Nervous but confident, I presented my ten minute pitch, feeling certain I’d be asked to submit the entire manuscript. Once more, my dreams were shattered. The agent handed me back my business card…and I sure didn’t need him to show me the door.
Feeling sorry for myself, I was once again thinking perhaps writing just wasn’t meant to be. But then someone sat beside me at Starbucks while I was drinking a cup of coffee. I was so upset I wound up pouring my heart out to this woman who I had never met before. She handed me her business card and told me to submit my manuscript to The Wild Rose Press. That woman was Liana Laverentz. And that’s how I got my foot in the door with The Wild Rose Press. Through God’s intercession, when one door closed…another door opened.
The editors are wonderful to work with and the authors are willing to go the extra mile to lend a helping hand. Lori Graham is my editor and the feedback she gives me makes my writing shine. And when I got my first contract one year ago, it was like hitting the lottery for a million bucks. It had nothing to do with money. It was the feeling of accomplishment after striving for it for so long. No one understands a writer like another writer. There is no comparison to those words, “I’d like to offer you a contract.”
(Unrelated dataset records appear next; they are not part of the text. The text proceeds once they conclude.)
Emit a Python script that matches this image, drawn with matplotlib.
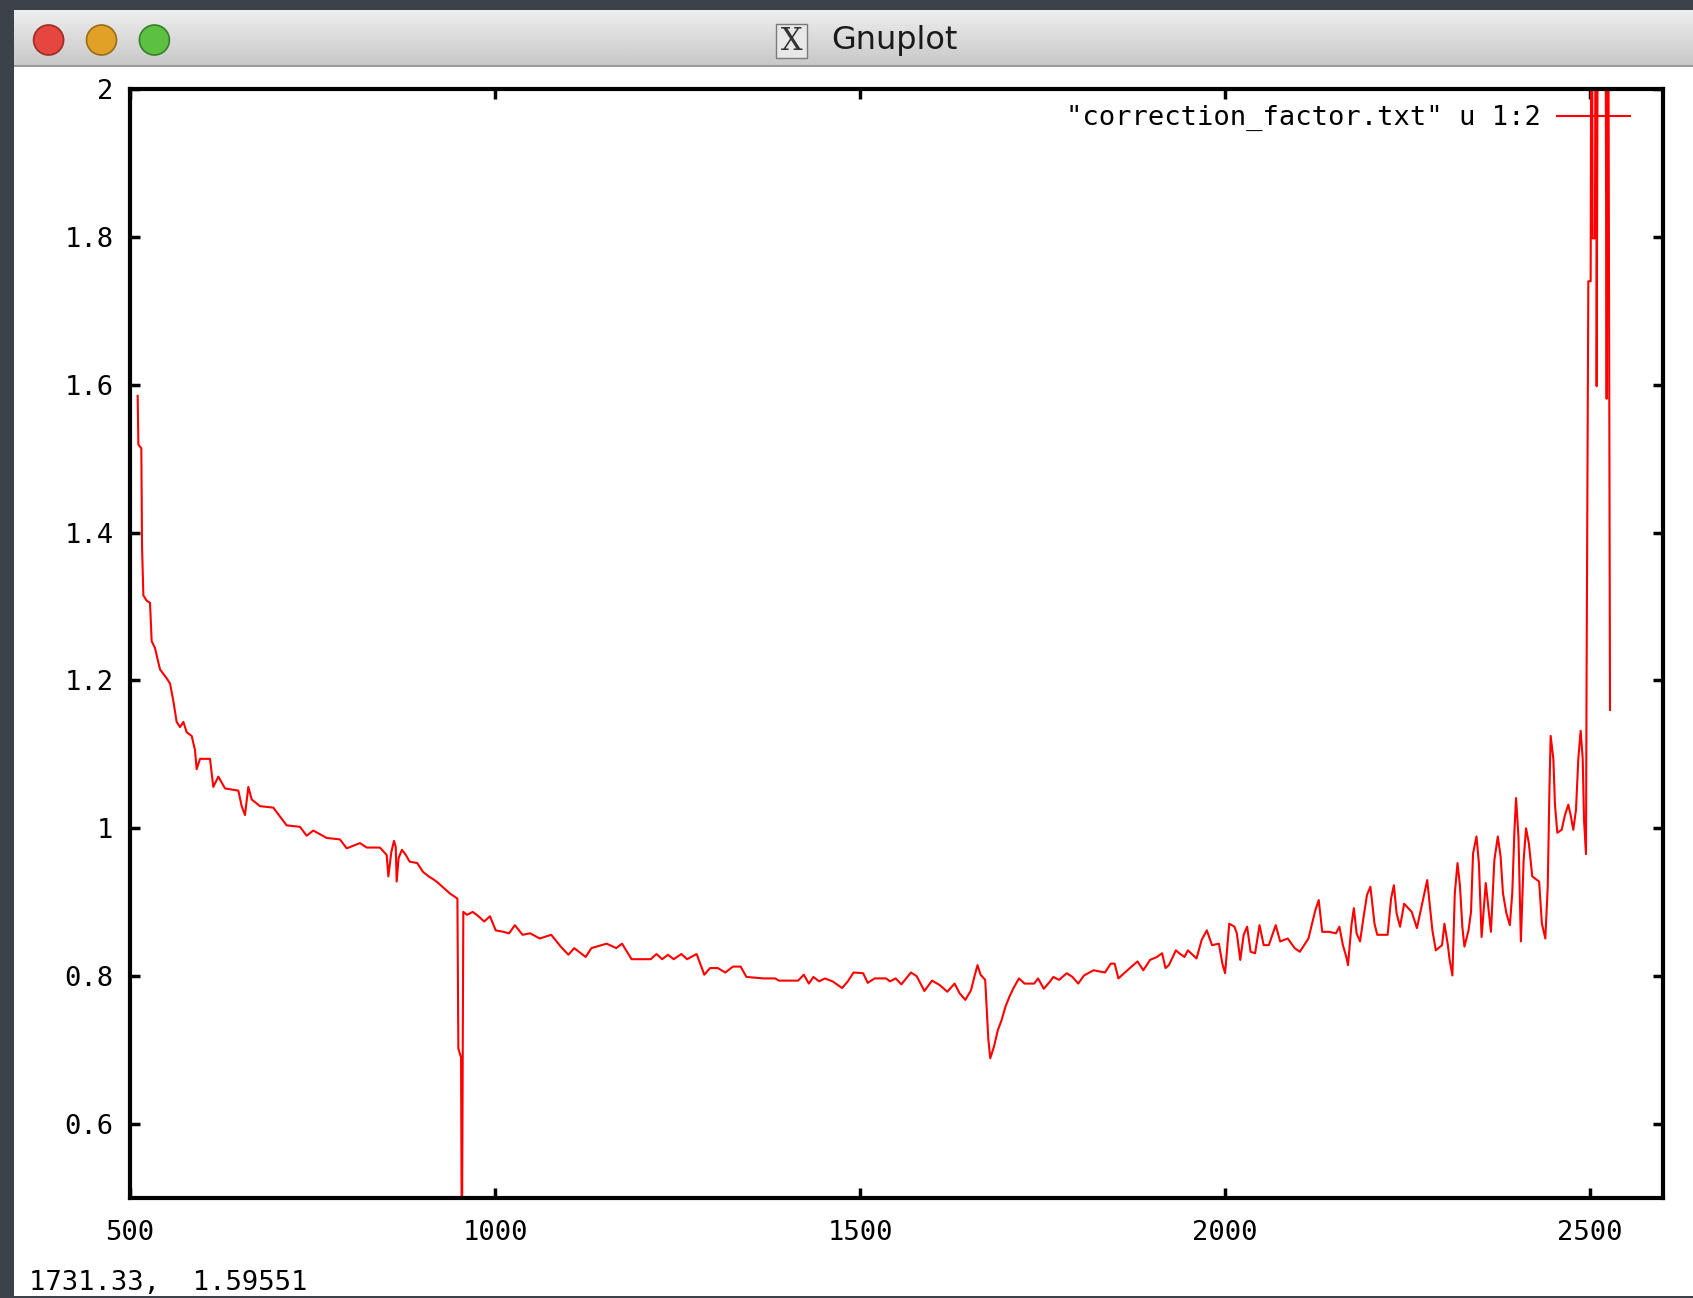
import numpy as np
import matplotlib.pyplot as plt
from matplotlib.patches import Rectangle, Circle
from matplotlib.transforms import IdentityTransform

# correction factor
wavelength = [
    510.5, 511.5, 515.5, 516.5, 518.3, 522.8, 527.4, 529.7, 534.2, 541.1,
    550.2, 554.8, 559.4, 563.9, 568.5, 573.1, 577.6, 584.5, 589.0, 591.3,
    595.9, 609.6, 614.1, 621.0, 630.1, 648.4, 653.0, 657.5, 662.1, 666.7,
    678.1, 696.3, 714.6, 732.9, 742.0, 751.1, 769.4, 787.6, 796.8, 815.0,
    824.2, 842.4, 851.6, 853.9, 858.0, 861.6, 864.0, 865.3, 868.0, 872.5,
    877.8, 883.0, 893.5, 901.4, 909.2, 917.1, 922.3, 930.2, 938.1, 948.5,
    949.8, 953.5, 954.6, 956.6, 961.7, 969.5, 977.4, 985.2, 993.1, 1001.0,
    1011.5, 1019.3, 1027.2, 1037.7, 1048.2, 1061.3, 1077.0, 1090.1, 1100.6, 1108.5,
    1124.2, 1132.1, 1153.0, 1166.1, 1174.0, 1187.1, 1213.3, 1221.2, 1229.0, 1236.9,
    1244.8, 1255.3, 1263.2, 1276.2, 1286.7, 1294.6, 1305.1, 1315.5, 1326.0, 1336.5,
    1344.4, 1368.0, 1383.7, 1389.0, 1415.2, 1423.0, 1429.9, 1436.1, 1444.0, 1451.9,
    1462.4, 1475.5, 1483.3, 1491.2, 1504.3, 1510.6, 1520.0, 1535.8, 1541.0, 1548.9,
    1556.7, 1569.8, 1577.7, 1588.2, 1598.7, 1609.2, 1619.6, 1623.3, 1629.6, 1636.4,
    1644.3, 1652.1, 1657.4, 1661.0, 1665.2, 1671.5, 1673.1, 1675.7, 1678.4, 1683.6,
    1688.8, 1694.1, 1699.3, 1704.6, 1709.8, 1717.7, 1725.5, 1738.6, 1743.9, 1751.8,
    1759.6, 1764.9, 1772.7, 1783.2, 1791.1, 1798.9, 1806.8, 1819.9, 1835.6, 1843.5,
    1848.8, 1854.0, 1861.9, 1869.7, 1880.2, 1888.1, 1897.3, 1906.7, 1913.8, 1918.5,
    1923.2, 1932.7, 1937.4, 1944.5, 1949.2, 1961.0, 1968.0, 1975.1, 1982.2, 1991.6,
    1996.4, 2000.1, 2005.8, 2012.9, 2016.2, 2020.9, 2025.6, 2030.3, 2035.1, 2041.2,
    2047.3, 2053.0, 2060.0, 2069.5, 2075.6, 2086.0, 2095.4, 2102.5, 2114.3, 2123.7,
    2128.4, 2133.2, 2142.6, 2152.0, 2156.7, 2161.5, 2166.2, 2168.5, 2173.2, 2176.5,
    2180.3, 2185.0, 2189.8, 2194.5, 2199.2, 2204.8, 2208.6, 2222.8, 2227.5, 2231.3,
    2235.1, 2239.8, 2245.4, 2255.8, 2262.9, 2270.0, 2277.0, 2284.1, 2288.8, 2297.3,
    2300.6, 2305.3, 2307.7, 2311.5, 2314.8, 2318.5, 2321.8, 2325.1, 2328.0, 2333.6,
    2337.0, 2339.8, 2344.5, 2347.8, 2351.5, 2357.2, 2364.3, 2369.0, 2373.7, 2377.5,
    2380.8, 2385.5, 2390.2, 2393.5, 2396.4, 2398.7, 2402.0, 2405.3, 2409.1, 2412.4,
    2416.2, 2420.9, 2430.3, 2434.1, 2438.8, 2442.1, 2444.5, 2446.1, 2449.8, 2452.0,
    2455.2, 2461.2, 2465.7, 2470.3, 2473.5, 2477.1, 2480.8, 2484.0, 2487.2, 2490.0,
    2491.8, 2494.5, 2495.4, 2497.7, 2500.9, 2502.3, 2503.6, 2506.8, 2508.2, 2509.1,
    2511.4, 2520.5, 2522.8, 2524.5, 2527.4,
]
factor = [
    1.585, 1.519, 1.514, 1.381, 1.315, 1.308, 1.305, 1.253, 1.244, 1.215,
    1.203, 1.196, 1.172, 1.144, 1.137, 1.144, 1.130, 1.125, 1.106, 1.080,
    1.094, 1.094, 1.056, 1.070, 1.054, 1.051, 1.030, 1.018, 1.056, 1.039,
    1.030, 1.028, 1.004, 1.002, 0.990, 0.997, 0.987, 0.985, 0.973, 0.980,
    0.974, 0.974, 0.964, 0.935, 0.968, 0.983, 0.975, 0.928, 0.960, 0.971,
    0.964, 0.955, 0.953, 0.941, 0.935, 0.930, 0.926, 0.919, 0.912, 0.905,
    0.702, 0.690, 0.400, 0.887, 0.883, 0.887, 0.881, 0.874, 0.881, 0.862,
    0.860, 0.858, 0.869, 0.856, 0.858, 0.851, 0.856, 0.840, 0.829, 0.838,
    0.826, 0.838, 0.844, 0.838, 0.844, 0.823, 0.823, 0.830, 0.823, 0.829,
    0.823, 0.830, 0.823, 0.830, 0.802, 0.811, 0.811, 0.805, 0.813, 0.813,
    0.799, 0.797, 0.797, 0.794, 0.794, 0.802, 0.790, 0.799, 0.793, 0.797,
    0.793, 0.784, 0.793, 0.805, 0.804, 0.791, 0.797, 0.797, 0.793, 0.797,
    0.789, 0.805, 0.800, 0.780, 0.794, 0.788, 0.779, 0.783, 0.790, 0.777,
    0.768, 0.781, 0.802, 0.815, 0.802, 0.795, 0.765, 0.716, 0.689, 0.705,
    0.727, 0.741, 0.759, 0.772, 0.783, 0.797, 0.790, 0.790, 0.797, 0.783,
    0.792, 0.799, 0.795, 0.804, 0.799, 0.790, 0.801, 0.808, 0.805, 0.817,
    0.817, 0.797, 0.804, 0.811, 0.820, 0.808, 0.822, 0.826, 0.831, 0.811,
    0.815, 0.835, 0.831, 0.826, 0.835, 0.824, 0.849, 0.862, 0.842, 0.844,
    0.817, 0.804, 0.871, 0.867, 0.858, 0.822, 0.856, 0.867, 0.833, 0.831,
    0.869, 0.842, 0.842, 0.869, 0.847, 0.851, 0.838, 0.833, 0.851, 0.889,
    0.903, 0.860, 0.860, 0.858, 0.867, 0.842, 0.826, 0.815, 0.869, 0.892,
    0.858, 0.847, 0.880, 0.910, 0.921, 0.871, 0.856, 0.856, 0.905, 0.923,
    0.885, 0.867, 0.898, 0.887, 0.865, 0.898, 0.930, 0.862, 0.835, 0.842,
    0.871, 0.842, 0.822, 0.801, 0.912, 0.953, 0.923, 0.867, 0.840, 0.862,
    0.887, 0.966, 0.989, 0.953, 0.853, 0.926, 0.860, 0.957, 0.989, 0.962,
    0.912, 0.885, 0.869, 0.912, 0.995, 1.041, 0.989, 0.847, 0.957, 1.000,
    0.980, 0.935, 0.928, 0.871, 0.851, 0.921, 1.056, 1.125, 1.094, 1.032,
    0.994, 0.998, 1.018, 1.032, 1.018, 0.998, 1.025, 1.094, 1.132, 1.094,
    1.012, 0.965, 1.225, 1.740, 1.740, 2.400, 1.798, 1.798, 2.400, 1.598,
    2.400, 2.400, 1.581, 2.400, 1.160,
]

xticks = [500, 1000, 1500, 2000, 2500]
yticks = [0.6, 0.8, 1.0, 1.2, 1.4, 1.6, 1.8, 2.0]
ytick_labels = ['0.6', '0.8', '1', '1.2', '1.4', '1.6', '1.8', '2']
legend_label = '"correction_factor.txt" u 1:2'
status_text = '1731.33,  1.59551'

W, H = 1693, 1298
mono = 'DejaVu Sans Mono'
fig = plt.figure(figsize=(W / 100, H / 100), dpi=100)
fig.patch.set_facecolor('#3d414a')

# window body and title bar (kept below the axes)
fig.patches.append(Rectangle((14 / W, 2 / H), 1, (H - 67 - 2) / H, zorder=-5,
                             transform=fig.transFigure, facecolor='white', edgecolor='none'))
bar = fig.add_axes([14 / W, 1 - 67 / H, 1 - 14 / W, 57 / H])
grad = np.linspace(0.93, 0.78, 50).reshape(-1, 1)
bar.imshow(grad, aspect='auto', cmap='gray', vmin=0, vmax=1, extent=[0, 1, 0, 1])
bar.axhline(0.01, color='#9a9a9a', lw=1.5)
bar.set_axis_off()

for cx, col, edge in [(48.6, '#e5463f', '#9c2a25'), (101.5, '#e0a126', '#9a6c14'),
                      (154.4, '#5cc143', '#33802a')]:
    fig.patches.append(Circle((cx, H - 40), 15, transform=IdentityTransform(),
                              facecolor=col, edgecolor=edge, lw=1.2, zorder=5))
fig.patches.append(Rectangle((776, H - 58), 31, 34, transform=IdentityTransform(),
                             facecolor='#e8e8e8', edgecolor='#7a7a7a', lw=1, zorder=5))
fig.text(791.5 / W, 1 - 41 / H, 'X', fontsize=22, family='DejaVu Serif',
         ha='center', va='center', color='#333333', zorder=6)
fig.text(894 / W, 1 - 40 / H, 'Gnuplot', fontsize=23, ha='center', va='center',
         color='#1a1a1a', zorder=6)

ax = fig.add_axes([130 / W, 1 - 1198 / H, (1663 - 130) / W, (1198 - 89) / H])
ax.plot(wavelength, factor, color='#ff0000', lw=1.5, label=legend_label)
ax.set_xlim(500, 2600)
ax.set_ylim(0.5, 2)
ax.set_xticks(xticks)
ax.set_yticks(yticks)
ax.set_yticklabels(ytick_labels)
for s in ax.spines.values():
    s.set_linewidth(3)
ax.tick_params(direction='in', length=7, width=2.5, top=True, right=True,
               labelsize=19.5, colors='black')
ax.tick_params(axis='x', pad=16)
ax.tick_params(axis='y', pad=12)
for lab in ax.get_xticklabels() + ax.get_yticklabels():
    lab.set_family(mono)

ax.legend(loc='upper right', bbox_to_anchor=(1 - 17 / 1533, 1), frameon=False,
          markerfirst=False, prop={'family': mono, 'size': 19.5}, handlelength=2.7,
          handletextpad=0.6, borderaxespad=0.3, borderpad=0.3)

fig.text(29 / W, (H - 1283) / H, status_text, family=mono, fontsize=19.5,
         ha='left', va='center', color='black')

fig.savefig('out.png', dpi=100, facecolor=fig.get_facecolor())
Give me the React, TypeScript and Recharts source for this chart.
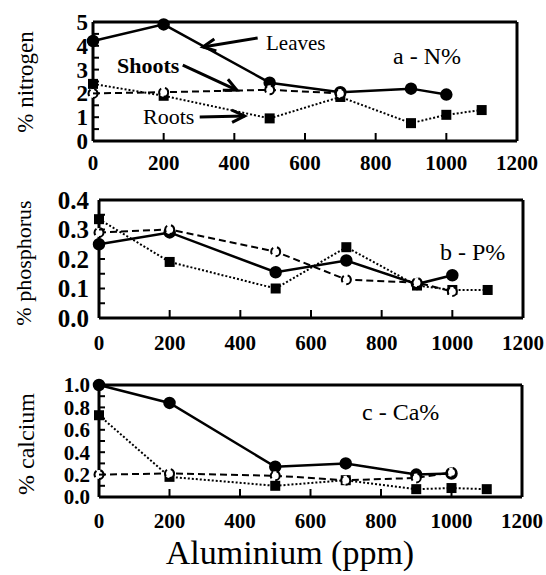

So you might be asking yourself where this is going. After my first contract, Lori offered me two more contracts shortly thereafter. Nicola designed my beautiful book covers and Rae Monet designed a killer website for me. I have had three releases this year along with a free read, all in the White Rose line. And my heart swelled with pride. So when someone made the derogatory comment, “I’m sorry you didn’t get a good price for your books,” my heart dropped.
Certainly we don’t get the money the big publishing houses pay, but what we do get is a whole lot more. We have editors who give us the chance to resubmit our work by giving very beneficial feedback, a caring staff, some of the best artists and awesome authors. And we all connect to support, promote, and be there for one another through thick and thin. The bigger publishing houses more than likely wouldn’t have such a rapport. I am proud to be a member of the garden and very proud to write for White Rose Publishing.
writing is a gift, a God-given talent meant to be shared. And I’m proud of my talent and hope to leave my footprint on the world when I’m gone. The emotional rewards far outweigh the monetary. And I know I speak for all writers. Writing is in my blood. If I didn’t get paid a penny, I’d still write in my journal or my blog. I write for emotional healing and to help make this world a better place.
As you know, before the loss of my vision, my passion was painting. Blending colors into a rich palette of crimson, peach and indigo into a desert sunset filled me with peace and tranquility. When I lost my sight, I was devastated for the obvious reasons, but mostly, because I could no longer paint. But after a long and winding road, a new dream resurrected when I discovered I could paint just as vividly with words. I never want to forget the simple beauty of a rose or the exotic beauty of a wildflower. And describing what I used to see and paint in such vivid detail is my way of remembering. Can you put a price tag on that?